[Start]

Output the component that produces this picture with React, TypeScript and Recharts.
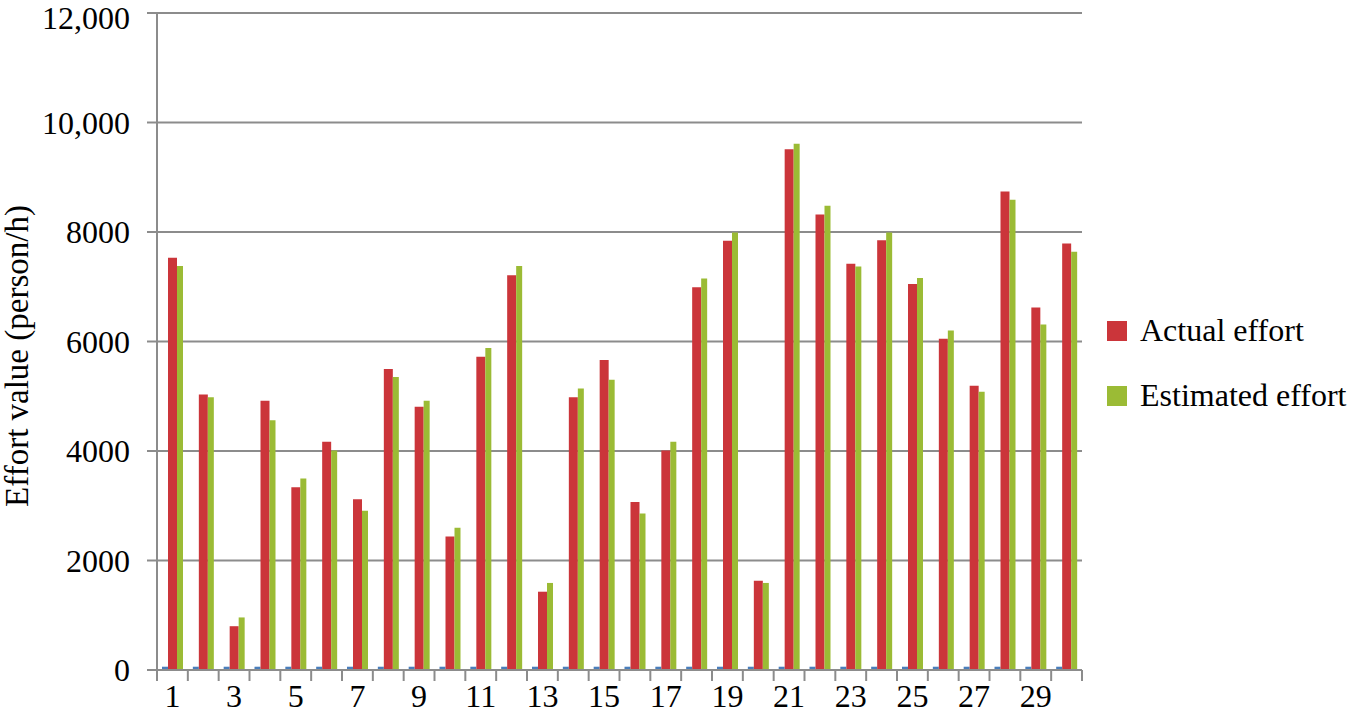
import React from 'react';
import { BarChart, Bar, XAxis, YAxis, CartesianGrid } from 'recharts';

const categories = ['1','2','3','4','5','6','7','8','9','10','11','12','13','14','15','16','17','18','19','20','21','22','23','24','25','26','27','28','29','30'];
const baseSeries = [60,60,60,60,60,60,60,60,60,60,60,60,60,60,60,60,60,60,60,60,60,60,60,60,60,60,60,60,60,60];
const actualEffort = [7530,5030,800,4920,3340,4170,3120,5500,4810,2440,5720,7210,1430,4980,5660,3070,4010,6990,7840,1630,9510,8320,7420,7850,7050,6050,5190,8740,6620,7790];
const estimatedEffort = [7380,4980,960,4560,3500,4010,2910,5350,4920,2600,5880,7380,1590,5140,5300,2860,4170,7150,7990,1590,9610,8480,7370,7990,7160,6200,5080,8590,6310,7640];
const yTicks = [0,2000,4000,6000,8000,10000,12000];
const legendItems = [
  { name: 'Actual effort', color: '#CB353A' },
  { name: 'Estimated effort', color: '#9BBB35' },
];

const data = categories.map((c, i) => ({
  cat: c,
  base: baseSeries[i],
  actual: actualEffort[i],
  estimated: estimatedEffort[i],
}));

const FONT = '"Liberation Serif", "Times New Roman", serif';
const AXIS = '#8c8c8c';
const PLOT_LEFT = 157;
const PLOT_RIGHT = 1082;
const PLOT_TOP = 13;
const PLOT_BOTTOM = 670;
const BAND = (PLOT_RIGHT - PLOT_LEFT) / categories.length;

const XTick = (props: any) => {
  const { x, y, payload, index } = props;
  const left = x - BAND / 2;
  const right = x + BAND / 2;
  const last = index === categories.length - 1;
  return (
    <g>
      <line x1={left} x2={left} y1={y} y2={y + 11} stroke={AXIS} strokeWidth={2} />
      {last && <line x1={right} x2={right} y1={y} y2={y + 11} stroke={AXIS} strokeWidth={2} />}
      {index % 2 === 0 && (
        <text x={x} y={y + 37} textAnchor="middle" fontFamily={FONT} fontSize={32} fill="#000">
          {payload.value}
        </text>
      )}
    </g>
  );
};

const fmt = (v: number) => (v >= 10000 ? v.toLocaleString('en-US') : String(v));

const YTick = (props: any) => {
  const { x, y, payload } = props;
  const shift = payload.value === 12000 ? 5 : 0;
  return (
    <text
      x={x}
      y={y + shift}
      textAnchor="end"
      dominantBaseline="central"
      fontFamily={FONT}
      fontSize={32}
      fill="#000"
    >
      {fmt(payload.value)}
    </text>
  );
};

const YLabel = () => {
  const cx = 17;
  const cy = 356;
  return (
    <text
      x={cx}
      y={cy}
      transform={`rotate(-90, ${cx}, ${cy})`}
      textAnchor="middle"
      dominantBaseline="central"
      fontFamily={FONT}
      fontSize={33}
      fill="#000"
    >
      Effort value (person/h)
    </text>
  );
};

export default function App() {
  return (
    <div style={{ position: 'absolute', left: 0, top: 0, width: 1356, height: 726, background: '#fff' }}>
      <BarChart
        width={1356}
        height={726}
        data={data}
        margin={{ top: PLOT_TOP, right: 1356 - PLOT_RIGHT, bottom: 0, left: 0 }}
        barGap={0}
      >
        <CartesianGrid horizontal vertical={false} stroke={AXIS} strokeWidth={2} />
        <XAxis
          dataKey="cat"
          interval={0}
          height={726 - PLOT_BOTTOM}
          tickLine={false}
          tickSize={0}
          tickMargin={0}
          axisLine={{ stroke: AXIS, strokeWidth: 2 }}
          tick={<XTick />}
        />
        <YAxis
          width={PLOT_LEFT}
          domain={[0, 12000]}
          ticks={yTicks}
          interval={0}
          tickSize={10}
          tickMargin={17}
          tickLine={{ stroke: AXIS, strokeWidth: 2 }}
          axisLine={{ stroke: AXIS, strokeWidth: 2 }}
          tick={<YTick />}
          label={<YLabel />}
        />
        <Bar dataKey="base" fill="#4A7EBB" barSize={6} isAnimationActive={false} />
        <Bar dataKey="actual" name="Actual effort" fill="#CB353A" barSize={9} isAnimationActive={false} />
        <Bar dataKey="estimated" name="Estimated effort" fill="#9BBB35" barSize={6} isAnimationActive={false} />
      </BarChart>
      <div style={{ position: 'absolute', left: 1107, top: 298, width: 250, fontFamily: FONT, fontSize: 32, color: '#000' }}>
        {legendItems.map((it) => (
          <div key={it.name} style={{ display: 'flex', alignItems: 'center', height: 65 }}>
            <span style={{ display: 'inline-block', width: 20, height: 20, background: it.color, marginRight: 13 }} />
            <span style={{ whiteSpace: 'nowrap' }}>{it.name}</span>
          </div>
        ))}
      </div>
    </div>
  );
}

[End]

Read the data above. Pull out each line in which the string "React" appears.

Output the component that produces this picture with React, TypeScript and Recharts.
import React from 'react';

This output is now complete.